**OBJECTIVE:**
Reproduce every entry that follows word for word, but omit the images.

**RECORDS PROVIDED:**
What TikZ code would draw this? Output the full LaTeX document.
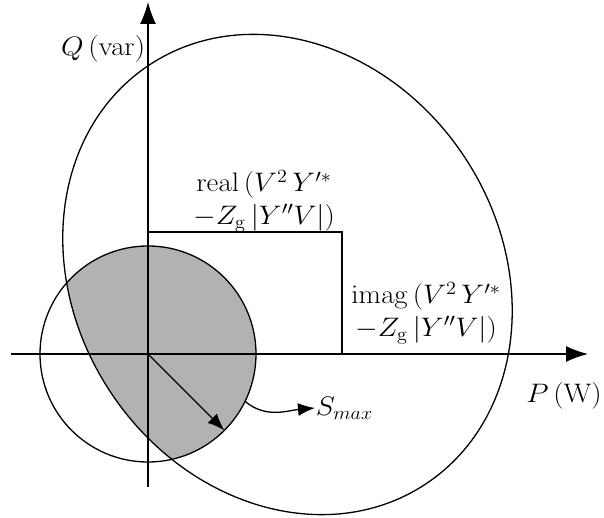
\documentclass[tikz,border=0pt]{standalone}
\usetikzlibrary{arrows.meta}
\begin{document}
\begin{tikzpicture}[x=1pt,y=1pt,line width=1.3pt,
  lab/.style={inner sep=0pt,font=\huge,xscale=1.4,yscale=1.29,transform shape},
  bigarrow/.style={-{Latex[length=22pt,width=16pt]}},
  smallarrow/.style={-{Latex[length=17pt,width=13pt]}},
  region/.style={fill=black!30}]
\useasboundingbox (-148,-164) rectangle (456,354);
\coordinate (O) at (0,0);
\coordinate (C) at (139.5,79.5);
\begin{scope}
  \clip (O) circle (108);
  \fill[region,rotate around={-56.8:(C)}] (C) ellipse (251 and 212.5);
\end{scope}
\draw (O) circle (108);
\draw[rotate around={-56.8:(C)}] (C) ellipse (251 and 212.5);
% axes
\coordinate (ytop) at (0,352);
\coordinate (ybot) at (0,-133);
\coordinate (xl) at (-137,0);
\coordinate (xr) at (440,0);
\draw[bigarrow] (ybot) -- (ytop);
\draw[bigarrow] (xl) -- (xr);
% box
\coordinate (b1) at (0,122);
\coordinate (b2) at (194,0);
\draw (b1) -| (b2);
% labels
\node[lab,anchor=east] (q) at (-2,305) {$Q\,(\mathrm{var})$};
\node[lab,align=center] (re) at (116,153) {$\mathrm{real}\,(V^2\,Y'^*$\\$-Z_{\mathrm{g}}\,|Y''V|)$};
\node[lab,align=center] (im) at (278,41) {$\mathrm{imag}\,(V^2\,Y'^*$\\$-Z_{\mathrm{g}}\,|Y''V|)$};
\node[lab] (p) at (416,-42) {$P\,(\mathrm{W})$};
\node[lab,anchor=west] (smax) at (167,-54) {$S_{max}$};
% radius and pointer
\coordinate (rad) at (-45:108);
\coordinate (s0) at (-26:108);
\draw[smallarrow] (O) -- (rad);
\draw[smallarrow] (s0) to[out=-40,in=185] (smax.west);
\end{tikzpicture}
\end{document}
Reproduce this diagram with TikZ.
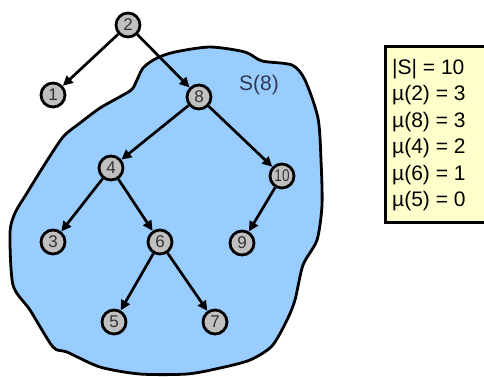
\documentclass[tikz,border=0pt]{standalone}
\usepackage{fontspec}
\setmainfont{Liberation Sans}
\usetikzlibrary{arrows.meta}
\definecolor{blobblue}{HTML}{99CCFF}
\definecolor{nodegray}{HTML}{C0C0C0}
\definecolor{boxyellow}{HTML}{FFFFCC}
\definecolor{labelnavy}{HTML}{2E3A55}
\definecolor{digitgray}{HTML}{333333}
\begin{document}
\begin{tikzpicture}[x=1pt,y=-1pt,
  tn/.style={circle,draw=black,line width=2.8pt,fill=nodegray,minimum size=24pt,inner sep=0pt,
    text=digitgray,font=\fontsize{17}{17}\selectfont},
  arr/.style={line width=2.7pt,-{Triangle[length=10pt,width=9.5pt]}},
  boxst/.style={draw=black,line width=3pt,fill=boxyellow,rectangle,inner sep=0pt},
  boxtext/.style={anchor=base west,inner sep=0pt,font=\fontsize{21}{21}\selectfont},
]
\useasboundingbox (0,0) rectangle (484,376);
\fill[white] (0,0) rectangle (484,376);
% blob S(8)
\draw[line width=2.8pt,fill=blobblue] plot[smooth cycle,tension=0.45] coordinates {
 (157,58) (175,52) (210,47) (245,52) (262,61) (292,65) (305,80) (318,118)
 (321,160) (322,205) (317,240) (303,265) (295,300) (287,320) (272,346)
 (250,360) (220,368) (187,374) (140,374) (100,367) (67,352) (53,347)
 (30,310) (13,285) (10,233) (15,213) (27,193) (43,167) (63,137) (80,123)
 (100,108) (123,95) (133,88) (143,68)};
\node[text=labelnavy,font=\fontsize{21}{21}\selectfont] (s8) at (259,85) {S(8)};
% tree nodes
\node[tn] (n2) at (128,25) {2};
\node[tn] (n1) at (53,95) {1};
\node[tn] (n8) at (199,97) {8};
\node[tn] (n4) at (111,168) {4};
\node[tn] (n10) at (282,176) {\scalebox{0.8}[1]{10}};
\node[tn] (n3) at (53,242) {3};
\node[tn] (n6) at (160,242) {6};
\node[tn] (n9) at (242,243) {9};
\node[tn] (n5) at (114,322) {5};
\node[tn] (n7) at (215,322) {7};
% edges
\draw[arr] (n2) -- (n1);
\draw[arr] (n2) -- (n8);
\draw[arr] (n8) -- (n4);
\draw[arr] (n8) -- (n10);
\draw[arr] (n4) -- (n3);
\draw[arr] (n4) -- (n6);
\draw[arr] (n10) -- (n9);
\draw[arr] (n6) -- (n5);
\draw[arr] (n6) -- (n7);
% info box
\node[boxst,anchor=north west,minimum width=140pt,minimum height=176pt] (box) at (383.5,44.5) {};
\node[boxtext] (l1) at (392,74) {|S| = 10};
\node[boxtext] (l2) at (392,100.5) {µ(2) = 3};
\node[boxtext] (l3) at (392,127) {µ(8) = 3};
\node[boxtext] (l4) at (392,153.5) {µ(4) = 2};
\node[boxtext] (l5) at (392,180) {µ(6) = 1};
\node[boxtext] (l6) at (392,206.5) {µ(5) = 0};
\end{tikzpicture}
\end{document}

**THE COMPLETED TASK:**
What TikZ code would draw this? Output the full LaTeX document.
\documentclass[tikz,border=0pt]{standalone}
\usetikzlibrary{arrows.meta}
\begin{document}
\begin{tikzpicture}[x=1pt,y=1pt,line width=1.3pt,
  lab/.style={inner sep=0pt,font=\huge,xscale=1.4,yscale=1.29,transform shape},
  bigarrow/.style={-{Latex[length=22pt,width=16pt]}},
  smallarrow/.style={-{Latex[length=17pt,width=13pt]}},
  region/.style={fill=black!30}]
\useasboundingbox (-148,-164) rectangle (456,354);
\coordinate (O) at (0,0);
\coordinate (C) at (139.5,79.5);
\begin{scope}
  \clip (O) circle (108);
  \fill[region,rotate around={-56.8:(C)}] (C) ellipse (251 and 212.5);
\end{scope}
\draw (O) circle (108);
\draw[rotate around={-56.8:(C)}] (C) ellipse (251 and 212.5);
% axes
\coordinate (ytop) at (0,352);
\coordinate (ybot) at (0,-133);
\coordinate (xl) at (-137,0);
\coordinate (xr) at (440,0);
\draw[bigarrow] (ybot) -- (ytop);
\draw[bigarrow] (xl) -- (xr);
% box
\coordinate (b1) at (0,122);
\coordinate (b2) at (194,0);
\draw (b1) -| (b2);
% labels
\node[lab,anchor=east] (q) at (-2,305) {$Q\,(\mathrm{var})$};
\node[lab,align=center] (re) at (116,153) {$\mathrm{real}\,(V^2\,Y'^*$\\$-Z_{\mathrm{g}}\,|Y''V|)$};
\node[lab,align=center] (im) at (278,41) {$\mathrm{imag}\,(V^2\,Y'^*$\\$-Z_{\mathrm{g}}\,|Y''V|)$};
\node[lab] (p) at (416,-42) {$P\,(\mathrm{W})$};
\node[lab,anchor=west] (smax) at (167,-54) {$S_{max}$};
% radius and pointer
\coordinate (rad) at (-45:108);
\coordinate (s0) at (-26:108);
\draw[smallarrow] (O) -- (rad);
\draw[smallarrow] (s0) to[out=-40,in=185] (smax.west);
\end{tikzpicture}
\end{document}
Reproduce this diagram with TikZ.
\documentclass[tikz,border=0pt]{standalone}
\usepackage{fontspec}
\setmainfont{Liberation Sans}
\usetikzlibrary{arrows.meta}
\definecolor{blobblue}{HTML}{99CCFF}
\definecolor{nodegray}{HTML}{C0C0C0}
\definecolor{boxyellow}{HTML}{FFFFCC}
\definecolor{labelnavy}{HTML}{2E3A55}
\definecolor{digitgray}{HTML}{333333}
\begin{document}
\begin{tikzpicture}[x=1pt,y=-1pt,
  tn/.style={circle,draw=black,line width=2.8pt,fill=nodegray,minimum size=24pt,inner sep=0pt,
    text=digitgray,font=\fontsize{17}{17}\selectfont},
  arr/.style={line width=2.7pt,-{Triangle[length=10pt,width=9.5pt]}},
  boxst/.style={draw=black,line width=3pt,fill=boxyellow,rectangle,inner sep=0pt},
  boxtext/.style={anchor=base west,inner sep=0pt,font=\fontsize{21}{21}\selectfont},
]
\useasboundingbox (0,0) rectangle (484,376);
\fill[white] (0,0) rectangle (484,376);
% blob S(8)
\draw[line width=2.8pt,fill=blobblue] plot[smooth cycle,tension=0.45] coordinates {
 (157,58) (175,52) (210,47) (245,52) (262,61) (292,65) (305,80) (318,118)
 (321,160) (322,205) (317,240) (303,265) (295,300) (287,320) (272,346)
 (250,360) (220,368) (187,374) (140,374) (100,367) (67,352) (53,347)
 (30,310) (13,285) (10,233) (15,213) (27,193) (43,167) (63,137) (80,123)
 (100,108) (123,95) (133,88) (143,68)};
\node[text=labelnavy,font=\fontsize{21}{21}\selectfont] (s8) at (259,85) {S(8)};
% tree nodes
\node[tn] (n2) at (128,25) {2};
\node[tn] (n1) at (53,95) {1};
\node[tn] (n8) at (199,97) {8};
\node[tn] (n4) at (111,168) {4};
\node[tn] (n10) at (282,176) {\scalebox{0.8}[1]{10}};
\node[tn] (n3) at (53,242) {3};
\node[tn] (n6) at (160,242) {6};
\node[tn] (n9) at (242,243) {9};
\node[tn] (n5) at (114,322) {5};
\node[tn] (n7) at (215,322) {7};
% edges
\draw[arr] (n2) -- (n1);
\draw[arr] (n2) -- (n8);
\draw[arr] (n8) -- (n4);
\draw[arr] (n8) -- (n10);
\draw[arr] (n4) -- (n3);
\draw[arr] (n4) -- (n6);
\draw[arr] (n10) -- (n9);
\draw[arr] (n6) -- (n5);
\draw[arr] (n6) -- (n7);
% info box
\node[boxst,anchor=north west,minimum width=140pt,minimum height=176pt] (box) at (383.5,44.5) {};
\node[boxtext] (l1) at (392,74) {|S| = 10};
\node[boxtext] (l2) at (392,100.5) {µ(2) = 3};
\node[boxtext] (l3) at (392,127) {µ(8) = 3};
\node[boxtext] (l4) at (392,153.5) {µ(4) = 2};
\node[boxtext] (l5) at (392,180) {µ(6) = 1};
\node[boxtext] (l6) at (392,206.5) {µ(5) = 0};
\end{tikzpicture}
\end{document}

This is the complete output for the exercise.